Because a vtable is not part of an object's value representation, comparing it with  std::memcmp() also violates  EXP62-CPP. Do not access the bits of an object representation that are not part of the object's value representation.

Compliant Solution

In this compliant solution,  C defines an equality operator that is used instead of calling  std::memcmp(). This solution ensures that only the value representation of the objects is considered when performing the comparison. 

class C {
  int i;

public:
  virtual void f();
  
  bool operator==(const C &rhs) const {
    return rhs.i == i;
  }

  // ...
};

void f(C &c1, C &c2) {
  if (c1 == c2) {
    // ...
  }
}
Risk Assessment

Most violations of this rule will result in abnormal program behavior. However, overwriting implementation details of the object representation can lead to code execution vulnerabilities.

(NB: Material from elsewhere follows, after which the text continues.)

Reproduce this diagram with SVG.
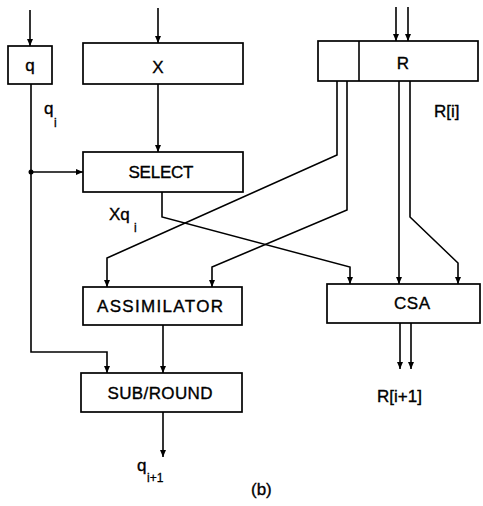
<svg xmlns="http://www.w3.org/2000/svg" width="483" height="506" viewBox="0 0 483 506">
<style>
.box{fill:#fff;stroke:#000;stroke-width:1.7}
.ln{fill:none;stroke:#000;stroke-width:1.6}
.t{font-family:"Liberation Sans",Arial,sans-serif;font-size:17px;fill:#000;stroke:#000;stroke-width:0.35}
.c{text-anchor:middle}
.s{font-family:"Liberation Sans",Arial,sans-serif;font-size:12px;fill:#000;stroke:#000;stroke-width:0.3}
</style>
<defs>
<marker id="ah" markerUnits="userSpaceOnUse" markerWidth="8" markerHeight="7" refX="7" refY="3" orient="auto">
<path d="M0,0 L7,3 L0,6 z" fill="#000"/>
</marker>
</defs>
<g id="connectors" class="ln" marker-end="url(#ah)">
<path d="M30,10 V46"/>
<path d="M158,8 V43"/>
<path d="M396,7 V41"/>
<path d="M408,7 V41"/>
<path d="M158,84 V152"/>
<path d="M31,84 V352 H107 V373"/>
<path d="M31,172 H83"/>
<path d="M162,192 V217 L350,267 V284"/>
<path d="M337,81 V155 L107,258 V287"/>
<path d="M347,81 V210 L212,267 V287"/>
<path d="M399,81 V284"/>
<path d="M410,81 V217 L458,263 V284"/>
<path d="M163,325 V373"/>
<path d="M163,412 V457"/>
<path d="M400,323 V369"/>
<path d="M411,323 V369"/>
</g>
<circle cx="31" cy="172" r="2.5" fill="#000"/>
<g id="q"><rect class="box" x="8" y="46" width="44" height="38"/><text class="t c" x="30" y="71">q</text></g>
<g id="X"><rect class="box" x="83" y="43" width="160" height="41"/><text class="t c" x="158" y="73">X</text></g>
<g id="R"><rect class="box" x="318" y="41" width="160" height="40"/><line class="ln" x1="359" y1="41" x2="359" y2="81"/><text class="t c" x="403" y="69">R</text></g>
<g id="SELECT"><rect class="box" x="83" y="152" width="160" height="40"/><text class="t c" x="161" y="178" textLength="65">SELECT</text></g>
<g id="ASSIMILATOR"><rect class="box" x="83" y="287" width="159" height="38"/><text class="t c" x="160" y="312" textLength="126">ASSIMILATOR</text></g>
<g id="CSA"><rect class="box" x="327" y="284" width="153" height="39"/><text class="t c" x="412" y="309" textLength="36">CSA</text></g>
<g id="SUBROUND"><rect class="box" x="81" y="373" width="161" height="39"/><text class="t c" x="160" y="399" textLength="105">SUB/ROUND</text></g>
<g id="labels">
<text class="t" x="44" y="114">q</text><text class="s" x="54" y="127">i</text>
<text class="t" x="109" y="220">Xq</text><text class="s" x="134" y="232">i</text>
<text class="t" x="434" y="117">R[i]</text>
<text class="t" x="377" y="402">R[i+1]</text>
<text class="t" x="137" y="471">q</text><text class="s" x="147" y="482">i+1</text>
<text class="t" x="251" y="495">(b)</text>
</g>
</svg>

Rule Severity Likelihood Remediation Cost Priority Level
OOP57-CPP High Probable High P6 L2
Related Guidelines
SEI CERT C++ Coding Standard EXP62-CPP. Do not access the bits of an object representation that are not part of the object's value representation
Bibliography
[ ISO/IEC 14882-2014] Subclause 3.9, "Types"
Subclause 3.10, "Lvalues and Rvalues"
Clause 9, "Classes" 
Excerpt from SEI CERT C++ Coding Standard [https://cmu-sei.github.io/secure-coding-standards/sei-cert-cpp-coding-standard/rules/object-oriented-programming-oop/oop57-cpp], Copyright (C) 1995-2026 Carnegie Mellon University. See section 9.4. "3rd-Party Licenses" in the documentation for full details.

Possible Messages

Key

Text

Severity

Disabled

non_pod_bitwise_comparison

Bitwise comparison with non-standard-layout type objects.

None

False

non_pod_bitwise_write

Bitwise write to non-trivial type object ‘{}’.

None

False

Options

compare_functions

compare_functions

Type: dict[bauhaus.analysis.config.FunctionName, list[int]]

Default:

{
   'memcmp': [0, 1],
   'strcmp': [0, 1],
   'strcpy': [0, 1]
}
Bit-wise compare functions with indexes of comparable objects.
 

write_functions

write_functions

Type: dict[bauhaus.analysis.config.FunctionName, int]

Default:

{
   'memcpy': 0,
   'memmove': 0,
   'memset': 0
}
Bit-wise copy functions with index of destination argument.